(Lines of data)
· · ·

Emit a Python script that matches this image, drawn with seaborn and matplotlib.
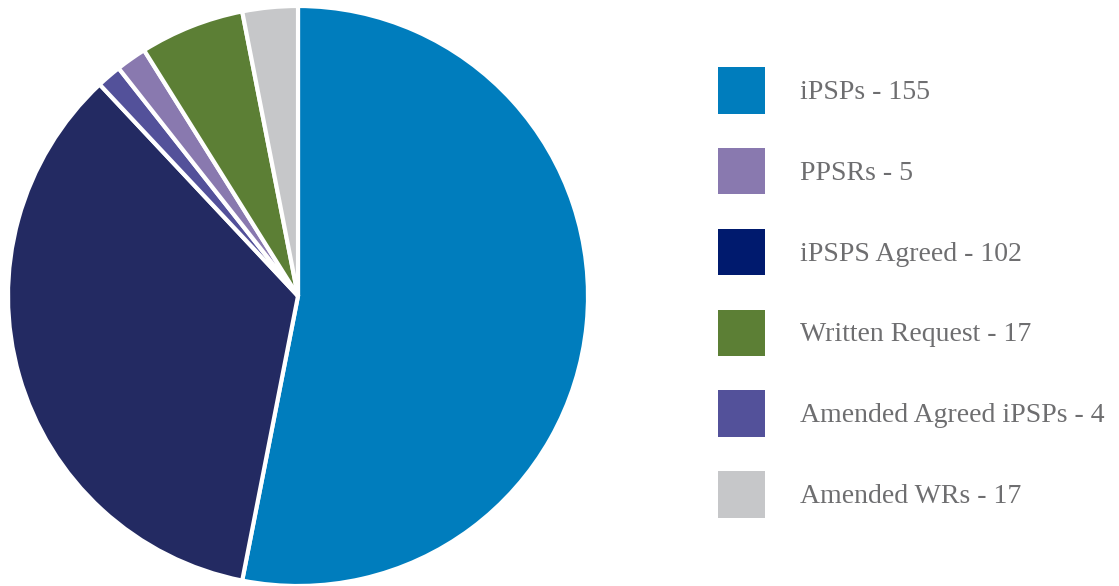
import matplotlib
matplotlib.use("Agg")
import matplotlib.pyplot as plt
import seaborn as sns
from matplotlib.patches import Patch

# legend order (as in the key)
labels = ["iPSPs - 155", "PPSRs - 5", "iPSPS Agreed - 102",
          "Written Request - 17", "Amended Agreed iPSPs - 4", "Amended WRs - 17"]
# slice sizes as drawn in the picture
values = [155, 5, 102, 17, 4, 9]
pie_colors = ["#007DBD", "#8979AF", "#232A62", "#5C7F35", "#53519A", "#C6C7C9"]
key_colors = ["#007DBD", "#8979AF", "#001A6E", "#5C7F35", "#53519A", "#C6C7C9"]
# clockwise from 12 o'clock
pie_order = [0, 2, 4, 1, 3, 5]

sns.set_style("white")
plt.rcParams["font.family"] = ["Liberation Serif", "DejaVu Serif"]

fig = plt.figure(figsize=(11.19, 5.86), dpi=100)
ax = fig.add_axes([8 / 1119, 0.0, 580 / 1119, 580 / 586])

ax.pie([values[i] for i in pie_order],
       colors=[pie_colors[i] for i in pie_order],
       startangle=90, counterclock=False, radius=1.0,
       wedgeprops=dict(edgecolor="white", linewidth=3))
ax.set_xlim(-1.0, 1.0)
ax.set_ylim(-1.0, 1.0)
ax.set_aspect("equal")
ax.axis("off")

handles = [Patch(facecolor=c, edgecolor="none") for c in key_colors]
fs = 20
fig.legend(handles, labels, loc="upper left", bbox_to_anchor=(718 / 1119, 1 - 67 / 586),
           frameon=False, fontsize=fs, labelcolor="#6E6E70",
           handlelength=1.69, handleheight=2.2, labelspacing=1.235,
           handletextpad=1.26, borderpad=0, borderaxespad=0)

fig.savefig("out.png", dpi=100)
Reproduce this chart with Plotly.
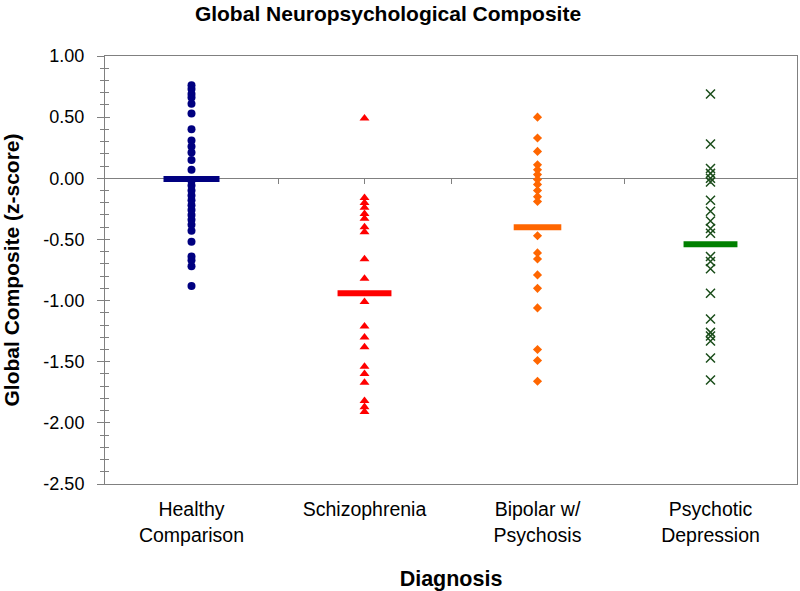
import plotly.graph_objects as go

# ---------------- data ----------------
categories = ["Healthy<br>Comparison", "Schizophrenia", "Bipolar w/<br>Psychosis", "Psychotic<br>Depression"]

healthy = [0.76, 0.73, 0.69, 0.66, 0.61, 0.53, 0.40, 0.31, 0.26, 0.21, 0.15, 0.07,
           -0.02, -0.06, -0.10, -0.14, -0.18, -0.22, -0.26, -0.30, -0.34, -0.38,
           -0.43, -0.52, -0.64, -0.67, -0.72, -0.88]
schizophrenia = [0.49, -0.16, -0.20, -0.24, -0.29, -0.33, -0.40, -0.44, -0.66, -0.82,
                 -1.01, -1.21, -1.30, -1.38, -1.54, -1.60, -1.67, -1.82, -1.87, -1.91]
bipolar = [0.50, 0.33, 0.22, 0.11, 0.07, 0.03, -0.01, -0.05, -0.10, -0.15, -0.19,
           -0.47, -0.61, -0.66, -0.79, -0.90, -1.06, -1.40, -1.49, -1.66]
psychotic_depression = [0.69, 0.28, 0.08, 0.04, 0.00, -0.03, -0.18, -0.27, -0.35, -0.41,
                        -0.45, -0.64, -0.68, -0.74, -0.94, -1.15, -1.26, -1.29, -1.33,
                        -1.47, -1.65]
group_means = [-0.005, -0.94, -0.40, -0.54]

y_ticks = [1.0, 0.5, 0.0, -0.5, -1.0, -1.5, -2.0, -2.5]
y_tick_labels = ["1.00", "0.50", "0.00", "-0.50", "-1.00", "-1.50", "-2.00", "-2.50"]
zero_line_ticks = [0, 0.5, 1, 1.5, 2, 2.5, 3]

# ---------------- styles ----------------
groups = [healthy, schizophrenia, bipolar, psychotic_depression]
marker_styles = [
    dict(symbol="circle", size=8, color="#000080", line=dict(width=0)),
    dict(symbol="triangle-up", size=8.7, color="#FF0000", line=dict(width=0)),
    dict(symbol="diamond", size=7, color="#FF6600", line=dict(width=0)),
    dict(symbol="x-thin", size=9, color="#1a4d1a", line=dict(width=1.5, color="#1a4d1a")),
]
mean_colors = ["#000080", "#FF0000", "#FF6600", "#008000"]
mean_sizes = [40, 38.5, 34, 38.5]   # line-ew length = 1.4 * size
AXIS_GRAY = "#808080"
FONT = "Liberation Sans, Arial, sans-serif"

fig = go.Figure()
for i, (vals, st) in enumerate(zip(groups, marker_styles)):
    fig.add_trace(go.Scatter(
        x=[i] * len(vals), y=vals, mode="markers", marker=st,
        showlegend=False, hoverinfo="y"))
for i, m in enumerate(group_means):
    fig.add_trace(go.Scatter(
        x=[i], y=[m], mode="markers", xaxis="x2", yaxis="y2",
        marker=dict(symbol="line-ew", size=mean_sizes[i],
                    line=dict(width=6, color=mean_colors[i])),
        showlegend=False, hoverinfo="y"))

ymin, ymax = y_ticks[-1], y_ticks[0]
zero_pos = (0 - ymin) / (ymax - ymin)

fig.update_layout(
    width=800, height=591,
    margin=dict(l=105, r=3, t=56, b=107),
    paper_bgcolor="white", plot_bgcolor="white",
    font=dict(family=FONT, color="black", size=19),
    title=dict(text="<b>Global Neuropsychological Composite</b>",
               x=388 / 800, xanchor="center", xref="container",
               y=1 - 14 / 591, yanchor="middle", yref="container",
               font=dict(size=21, family=FONT)),
    # zero line with category ticks
    xaxis=dict(range=[-0.5, 3.5], anchor="free", position=zero_pos,
               tickmode="array", tickvals=zero_line_ticks,
               ticks="outside", ticklen=5, tickcolor=AXIS_GRAY, tickwidth=1,
               showline=True, linecolor=AXIS_GRAY, linewidth=1,
               showticklabels=False, showgrid=False, zeroline=False,
               layer="below traces", automargin=False),
    # bottom category axis + frame
    xaxis2=dict(overlaying="x", anchor="y2", side="bottom", range=[-0.5, 3.5],
                tickmode="array", tickvals=list(range(len(categories))), ticktext=categories,
                ticks="", showline=True, mirror=True, linecolor=AXIS_GRAY, linewidth=1,
                showgrid=False, zeroline=False, ticklabelstandoff=8,
                tickfont=dict(size=19.5, family=FONT), automargin=False,
                title=dict(text="<b>Diagnosis</b>", standoff=28,
                           font=dict(size=21.5, family=FONT))),
    yaxis=dict(range=[ymin, ymax], tickmode="array", tickvals=y_ticks, ticktext=y_tick_labels,
               ticks="outside", ticklen=7, tickcolor=AXIS_GRAY, tickwidth=1,
               minor=dict(dtick=0.1, tick0=0, ticks="outside", ticklen=4,
                          tickcolor=AXIS_GRAY, showgrid=False),
               showline=True, mirror=True, linecolor=AXIS_GRAY, linewidth=1,
               showgrid=False, zeroline=False, ticklabelstandoff=9,
               tickfont=dict(size=18, family=FONT), automargin=False,
               title=dict(text="<b>Global Composite (z-score)</b>", standoff=24,
                          font=dict(size=21, family=FONT))),
    yaxis2=dict(overlaying="y", anchor="x2", side="left", range=[ymin, ymax],
                tickmode="array", tickvals=y_ticks,
                ticks="inside", ticklen=5, tickcolor=AXIS_GRAY,
                minor=dict(dtick=0.1, tick0=0, ticks="inside", ticklen=4,
                           tickcolor=AXIS_GRAY, showgrid=False),
                showticklabels=False, showline=False, showgrid=False, zeroline=False,
                automargin=False),
)

fig.write_html("out.html", config={"displayModeBar": False},
               post_script="document.body.style.margin='0';")
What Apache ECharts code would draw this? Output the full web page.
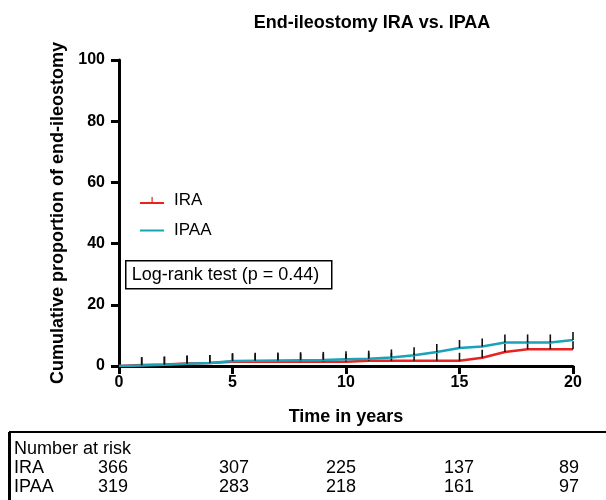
<!DOCTYPE html>
<html>
<head>
<meta charset="utf-8">
<script src="https://cdn.jsdelivr.net/npm/echarts@6/dist/echarts.min.js"></script>
<style>
  html, body { margin: 0; padding: 0; background: #fff; }
  #chart { width: 606px; height: 500px; }
</style>
</head>
<body>
<div id="chart"></div>
<script>
// time points (years)
const years = [0, 1, 2, 3, 4, 5, 6, 7, 8, 9, 10, 11, 12, 13, 14, 15, 16, 17, 18, 19, 20];
// cumulative proportion (%)
const iraValues = [0, 0.3, 0.5, 0.8, 1.0, 1.4, 1.4, 1.4, 1.4, 1.4, 1.4, 1.7, 1.7, 1.7, 1.7, 1.7, 2.7, 4.6, 5.5, 5.5, 5.5];
const ipaaValues = [0, 0.2, 0.4, 0.7, 1.0, 1.6, 1.7, 1.8, 1.9, 2.0, 2.2, 2.4, 2.8, 3.5, 4.6, 5.9, 6.4, 7.7, 7.7, 7.7, 8.5];
// number at risk table
const riskRows = ["IRA", "IPAA"];
const iraRisk = [366, 307, 225, 137, 89];
const ipaaRisk = [319, 283, 218, 161, 97];

const font = "Arial, 'Liberation Sans', sans-serif";
const red = "#e8221e";
const teal = "#1aa3b8";
const chart = echarts.init(document.getElementById("chart"));

function toData(vals) {
  return vals.map((v, i) => {
    const item = { value: [years[i], v] };
    if (i === 0) item.symbol = "none";
    return item;
  });
}

// censor ticks drawn as small vertical bars above each point
const censor = {
  symbol: "rect",
  symbolSize: [1.6, 8],
  symbolOffset: [0, -4],
  itemStyle: { color: "#111" },
};

const riskCols = [113, 234, 341, 459, 569];
const riskText = [];
[iraRisk, ipaaRisk].forEach((row, r) => {
  const y = 468 + r * 19;
  riskText.push({
    type: "text", x: 14, y: y,
    style: { text: riskRows[r], font: "18px " + font, fill: "#000", textVerticalAlign: "middle" },
  });
  row.forEach((n, c) => {
    riskText.push({
      type: "text", x: riskCols[c], y: y,
      style: { text: String(n), font: "18px " + font, fill: "#000",
        textAlign: "center", textVerticalAlign: "middle" },
    });
  });
});

const option = {
  animation: false,
  title: {
    text: "End-ileostomy IRA vs. IPAA",
    left: 367, top: 9, textAlign: "center",
    textStyle: { fontFamily: font, fontSize: 18, fontWeight: "bold", color: "#000" },
  },
  legend: {
    orient: "vertical",
    left: 135, top: 187,
    itemGap: 13,
    itemWidth: 24, itemHeight: 7,
    textStyle: { fontFamily: font, fontSize: 17, color: "#000", lineHeight: 17, padding: [0, 0, 0, 5] },
    data: [
      { name: "IRA", icon: "path://M0,5 L11.5,5 L11.5,0 L12.7,0 L12.7,5 L24,5 L24,7 L0,7 Z",
        itemStyle: { color: red } },
      { name: "IPAA", icon: "path://M0,5 L24,5 L24,7 L0,7 Z",
        itemStyle: { color: teal } },
    ],
  },
  grid: { left: 119, right: 33, top: 60, bottom: 134 },
  xAxis: {
    type: "value", min: 0, max: 20, interval: 5,
    name: "Time in years", nameLocation: "middle", nameGap: 42,
    nameTextStyle: { fontFamily: font, fontSize: 18, fontWeight: "bold", color: "#000" },
    axisLine: { lineStyle: { color: "#000", width: 3 } },
    axisTick: { length: 8, lineStyle: { color: "#000", width: 3 } },
    axisLabel: { fontFamily: font, fontSize: 16, fontWeight: "bold", color: "#000", margin: 9 },
    splitLine: { show: false },
  },
  yAxis: {
    type: "value", min: 0, max: 100, interval: 20,
    name: "Cumulative proportion of end-ileostomy", nameLocation: "middle", nameGap: 49,
    nameTextStyle: { fontFamily: font, fontSize: 18, fontWeight: "bold", color: "#000" },
    axisLine: { show: true, lineStyle: { color: "#000", width: 3 } },
    axisTick: { show: true, length: 8, lineStyle: { color: "#000", width: 3 } },
    axisLabel: { fontFamily: font, fontSize: 16, fontWeight: "bold", color: "#000", margin: 14 },
    splitLine: { show: false },
  },
  series: [
    Object.assign({
      name: "IPAA", type: "line", color: teal,
      lineStyle: { color: teal, width: 2.5 },
      data: toData(ipaaValues), z: 3,
    }, censor),
    Object.assign({
      name: "IRA", type: "line", color: red,
      lineStyle: { color: red, width: 2.5 },
      data: toData(iraValues), z: 2,
    }, censor),
  ],
  graphic: [
    {
      type: "group", left: 125, top: 260,
      children: [
        { type: "rect", shape: { x: 0, y: 0, width: 206, height: 28 },
          style: { fill: "#fff", stroke: "#000", lineWidth: 1.5 } },
        { type: "text", x: 6, y: 14,
          style: { text: "Log-rank test (p = 0.44)", font: "18px " + font, fill: "#000",
            textVerticalAlign: "middle" } },
      ],
    },
    { type: "rect", shape: { x: 10, y: 432, width: 620, height: 80 },
      style: { fill: "none", stroke: "#000", lineWidth: 2 } },
    { type: "rect", shape: { x: 8, y: 432, width: 3, height: 70 },
      style: { fill: "#000" } },
    { type: "text", x: 14, y: 449,
      style: { text: "Number at risk", font: "18px " + font, fill: "#000", textVerticalAlign: "middle" } },
  ].concat(riskText),
};

chart.setOption(option);
</script>
</body>
</html>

· · ·

## PROBLEM TO SOLVE:
Repeat the lines from where the entries begin to the line with "from matplotlib.patches import Patch", both included. Any picture is left out.

## SOLUTION:
Emit a Python script that matches this image, drawn with seaborn and matplotlib.
import matplotlib
matplotlib.use("Agg")
import matplotlib.pyplot as plt
import seaborn as sns
from matplotlib.patches import Patch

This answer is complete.